R-CCS Cafe
R-CCS Cafe 第199回 第2部
Recent topics of High Precision and Low Precision Computing in HPC
開催日 | 2020年10月5日(月) |
開催時間 | 16:40 - 17:00(17:20 - 17:40 講演者を交えたフリーディスカッション(冒頭に1-2分の小休止を挟みます)) |
開催都市 | オンライン |
場所 | BlueJeansによる遠隔セミナー |
使用言語 | 発表・スライド共に英語 |
登壇者 |
今村 俊幸 大規模並列数値計算技術研究チーム、チームリーダー ![]() |
For the HPC community, common issues on computational speed and computational accuracy are generally considered to be conflicting. However, the diversity and enhancement of hardware and the high productivity of software have allowed users to choose the precision within the requirement of appropriate computational accuracy. These may provide us with enormous changes in scientific and technical computing, whereas it has been dominated by double-precision calculation for a long time. In the seminar, I will introduce the recent topics such as the relationship between high performance and precision and the relationship between modern hardware and computation accuracy, mainly focusing on the numerical libraries developed by my team in the above topics; i) establishment of higher precision software by massively-and-high-performance low-precision computing units, ii) algorithmic advancement of lower-precision units in scientific computing like HPL-AI benchmark, iii) idea of minimal-precision computing. The first is the realization of a DGEMM-equivalent matrix product using TensorCore(TC) by Mukunoki et al. This is an important fact. It is one of the academic case studies of the utilization of TC's. On the other hand, it suggests the possibility of controlling the number of double precision units by installing a sufficient number of low precision arithmetic units. The second refers to our HPL-AI result, of course, one of the world's four crowning benchmarks and its computation is based on a mixed precision of FP16, FP32, and FP64 formats. The essential point of HPL-AI is to bring out the high performance of low-precision arithmetic while preventing numerical instability and inaccuracy in low-precision arithmetic.

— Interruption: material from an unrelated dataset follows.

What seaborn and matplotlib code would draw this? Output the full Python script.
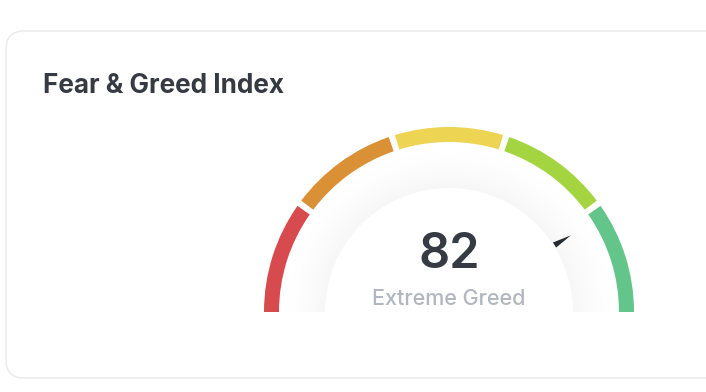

It is not simply a matter of rewriting double to half. This is accomplished by a preliminary analysis of the computation target and patterns. The third is to promote the minimum system of computation, which is anticipated to change storage capacity, energy consumption, and minimum hardware requirements of the current floating-point unit. Users won't feel a big impact in terms of input/output, but the internal design of computers will be significantly enhanced.